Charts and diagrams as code
________________________________________
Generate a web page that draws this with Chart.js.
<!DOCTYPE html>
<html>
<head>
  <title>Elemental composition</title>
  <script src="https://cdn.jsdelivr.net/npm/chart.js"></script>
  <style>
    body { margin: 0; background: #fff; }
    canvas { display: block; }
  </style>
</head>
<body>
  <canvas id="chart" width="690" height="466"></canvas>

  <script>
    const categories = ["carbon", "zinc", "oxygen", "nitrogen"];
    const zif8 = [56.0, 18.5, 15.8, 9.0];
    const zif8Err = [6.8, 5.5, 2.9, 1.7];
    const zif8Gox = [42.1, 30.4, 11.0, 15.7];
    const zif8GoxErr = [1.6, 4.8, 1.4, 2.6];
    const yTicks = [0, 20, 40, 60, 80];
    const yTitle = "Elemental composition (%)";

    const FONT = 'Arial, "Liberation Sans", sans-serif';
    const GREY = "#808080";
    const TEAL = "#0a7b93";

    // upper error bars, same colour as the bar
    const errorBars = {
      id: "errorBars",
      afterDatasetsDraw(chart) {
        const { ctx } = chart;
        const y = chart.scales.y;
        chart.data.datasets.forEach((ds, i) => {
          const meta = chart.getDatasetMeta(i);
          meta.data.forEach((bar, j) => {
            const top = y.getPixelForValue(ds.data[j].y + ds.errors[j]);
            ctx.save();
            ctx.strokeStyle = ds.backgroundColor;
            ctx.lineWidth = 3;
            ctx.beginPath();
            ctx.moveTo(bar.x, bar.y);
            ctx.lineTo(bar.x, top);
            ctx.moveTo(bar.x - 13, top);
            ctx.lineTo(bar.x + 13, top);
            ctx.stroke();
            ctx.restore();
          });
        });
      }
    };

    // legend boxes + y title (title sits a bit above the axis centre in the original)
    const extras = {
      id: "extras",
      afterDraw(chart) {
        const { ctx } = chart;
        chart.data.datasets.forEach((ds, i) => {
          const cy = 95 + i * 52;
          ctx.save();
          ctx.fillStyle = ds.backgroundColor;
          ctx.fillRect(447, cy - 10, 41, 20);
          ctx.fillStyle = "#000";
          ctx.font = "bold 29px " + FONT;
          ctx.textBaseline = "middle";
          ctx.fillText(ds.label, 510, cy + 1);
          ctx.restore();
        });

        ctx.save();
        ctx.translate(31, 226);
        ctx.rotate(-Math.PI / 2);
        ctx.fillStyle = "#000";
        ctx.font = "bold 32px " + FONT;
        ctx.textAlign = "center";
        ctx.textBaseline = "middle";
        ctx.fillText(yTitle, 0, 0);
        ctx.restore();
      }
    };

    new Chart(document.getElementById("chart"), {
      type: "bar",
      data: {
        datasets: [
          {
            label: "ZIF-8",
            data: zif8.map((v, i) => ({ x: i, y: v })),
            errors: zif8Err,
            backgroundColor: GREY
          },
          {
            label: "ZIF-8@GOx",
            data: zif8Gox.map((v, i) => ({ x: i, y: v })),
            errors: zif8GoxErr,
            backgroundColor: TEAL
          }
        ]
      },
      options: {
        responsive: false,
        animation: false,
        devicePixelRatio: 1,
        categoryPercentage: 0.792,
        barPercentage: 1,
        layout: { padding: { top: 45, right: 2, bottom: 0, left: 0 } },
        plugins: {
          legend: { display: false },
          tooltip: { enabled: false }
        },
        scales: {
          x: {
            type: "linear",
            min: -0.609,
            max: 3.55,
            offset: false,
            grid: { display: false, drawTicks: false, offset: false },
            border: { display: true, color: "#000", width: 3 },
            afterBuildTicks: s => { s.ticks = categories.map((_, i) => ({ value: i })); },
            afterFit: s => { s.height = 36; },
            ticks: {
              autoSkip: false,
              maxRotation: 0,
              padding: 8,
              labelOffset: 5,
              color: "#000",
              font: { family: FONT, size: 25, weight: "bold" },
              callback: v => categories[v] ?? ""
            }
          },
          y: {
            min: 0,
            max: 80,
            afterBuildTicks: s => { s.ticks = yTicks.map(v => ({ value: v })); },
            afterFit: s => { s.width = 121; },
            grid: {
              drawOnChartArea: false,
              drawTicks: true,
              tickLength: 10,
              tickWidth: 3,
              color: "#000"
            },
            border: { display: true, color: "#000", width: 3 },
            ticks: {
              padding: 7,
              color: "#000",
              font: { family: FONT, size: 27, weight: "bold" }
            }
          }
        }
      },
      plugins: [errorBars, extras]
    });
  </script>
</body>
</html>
________________________________________
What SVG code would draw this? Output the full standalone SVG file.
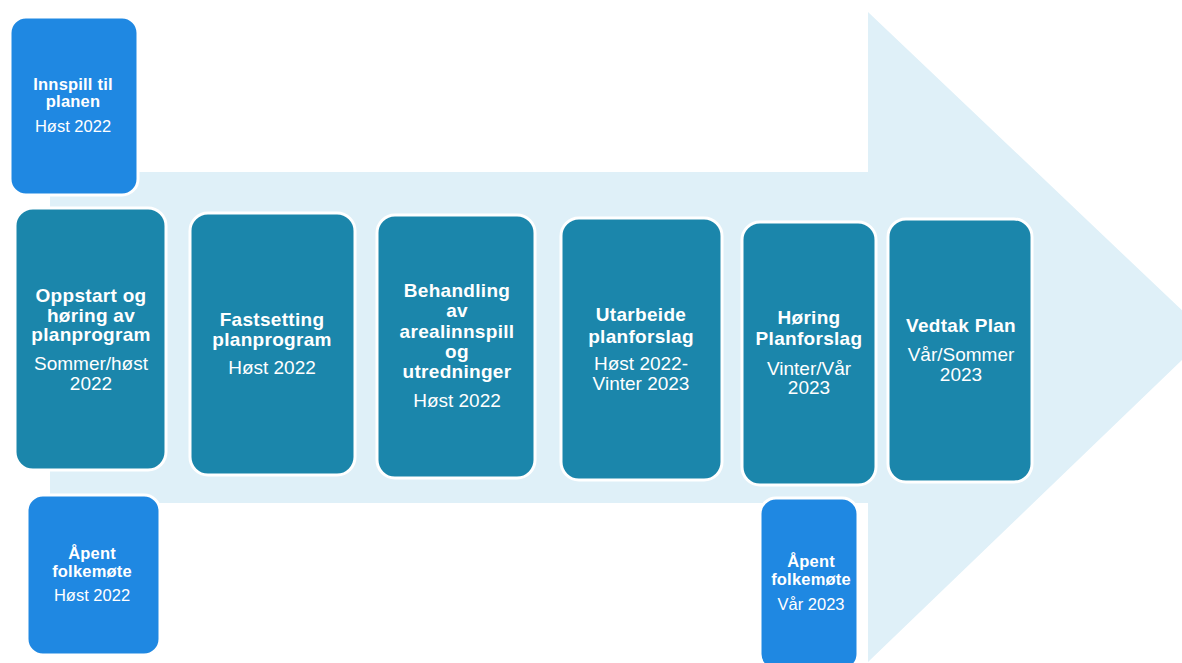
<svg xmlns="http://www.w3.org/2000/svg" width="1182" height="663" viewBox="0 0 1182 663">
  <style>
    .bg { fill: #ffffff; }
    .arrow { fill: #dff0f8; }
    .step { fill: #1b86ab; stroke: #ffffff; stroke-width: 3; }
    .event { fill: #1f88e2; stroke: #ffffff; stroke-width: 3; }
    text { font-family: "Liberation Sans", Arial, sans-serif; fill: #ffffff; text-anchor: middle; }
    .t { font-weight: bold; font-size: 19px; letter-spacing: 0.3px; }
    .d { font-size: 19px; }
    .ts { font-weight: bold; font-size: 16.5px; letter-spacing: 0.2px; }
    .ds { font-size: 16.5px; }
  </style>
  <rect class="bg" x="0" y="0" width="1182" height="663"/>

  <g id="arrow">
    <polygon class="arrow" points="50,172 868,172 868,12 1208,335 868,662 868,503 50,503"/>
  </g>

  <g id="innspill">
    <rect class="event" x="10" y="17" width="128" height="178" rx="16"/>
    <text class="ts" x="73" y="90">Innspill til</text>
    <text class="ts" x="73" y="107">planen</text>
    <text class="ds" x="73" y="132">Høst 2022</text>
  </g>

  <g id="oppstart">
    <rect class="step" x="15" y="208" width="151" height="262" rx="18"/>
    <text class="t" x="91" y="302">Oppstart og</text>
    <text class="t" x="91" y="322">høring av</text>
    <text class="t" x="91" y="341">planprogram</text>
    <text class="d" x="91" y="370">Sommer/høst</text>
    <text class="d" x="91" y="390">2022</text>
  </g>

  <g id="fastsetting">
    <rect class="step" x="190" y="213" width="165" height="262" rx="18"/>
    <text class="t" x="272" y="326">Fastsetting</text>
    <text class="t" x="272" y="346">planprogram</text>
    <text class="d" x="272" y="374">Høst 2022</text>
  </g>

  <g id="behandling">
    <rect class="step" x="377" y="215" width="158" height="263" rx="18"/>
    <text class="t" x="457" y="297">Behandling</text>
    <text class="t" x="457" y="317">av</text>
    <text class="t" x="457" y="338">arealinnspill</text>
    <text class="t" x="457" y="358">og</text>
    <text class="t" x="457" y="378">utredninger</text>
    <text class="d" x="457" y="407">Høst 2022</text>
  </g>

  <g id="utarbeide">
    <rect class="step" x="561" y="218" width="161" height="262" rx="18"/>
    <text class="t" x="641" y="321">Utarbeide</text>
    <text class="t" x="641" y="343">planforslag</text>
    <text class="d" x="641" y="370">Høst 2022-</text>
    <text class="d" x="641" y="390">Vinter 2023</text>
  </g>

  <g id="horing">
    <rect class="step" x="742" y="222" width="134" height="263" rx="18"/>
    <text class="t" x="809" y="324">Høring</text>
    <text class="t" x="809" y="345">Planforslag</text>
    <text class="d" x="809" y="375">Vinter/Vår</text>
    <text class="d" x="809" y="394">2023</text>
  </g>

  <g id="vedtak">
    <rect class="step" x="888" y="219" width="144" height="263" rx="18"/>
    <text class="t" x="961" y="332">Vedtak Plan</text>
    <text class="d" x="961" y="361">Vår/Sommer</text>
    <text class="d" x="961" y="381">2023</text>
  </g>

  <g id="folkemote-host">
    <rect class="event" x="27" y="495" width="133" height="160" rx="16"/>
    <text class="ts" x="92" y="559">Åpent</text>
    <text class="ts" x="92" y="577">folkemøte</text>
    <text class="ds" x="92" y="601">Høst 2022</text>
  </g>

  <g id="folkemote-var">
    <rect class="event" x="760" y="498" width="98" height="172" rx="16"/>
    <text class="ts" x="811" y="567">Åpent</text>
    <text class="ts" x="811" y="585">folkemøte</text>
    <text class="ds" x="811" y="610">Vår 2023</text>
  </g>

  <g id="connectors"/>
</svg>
________________________________________
* TASK PROMPT
Copy each line of the preceding data that contains the string "this".

* CORRECT RESPONSE
Generate a web page that draws this with Chart.js.
What SVG code would draw this? Output the full standalone SVG file.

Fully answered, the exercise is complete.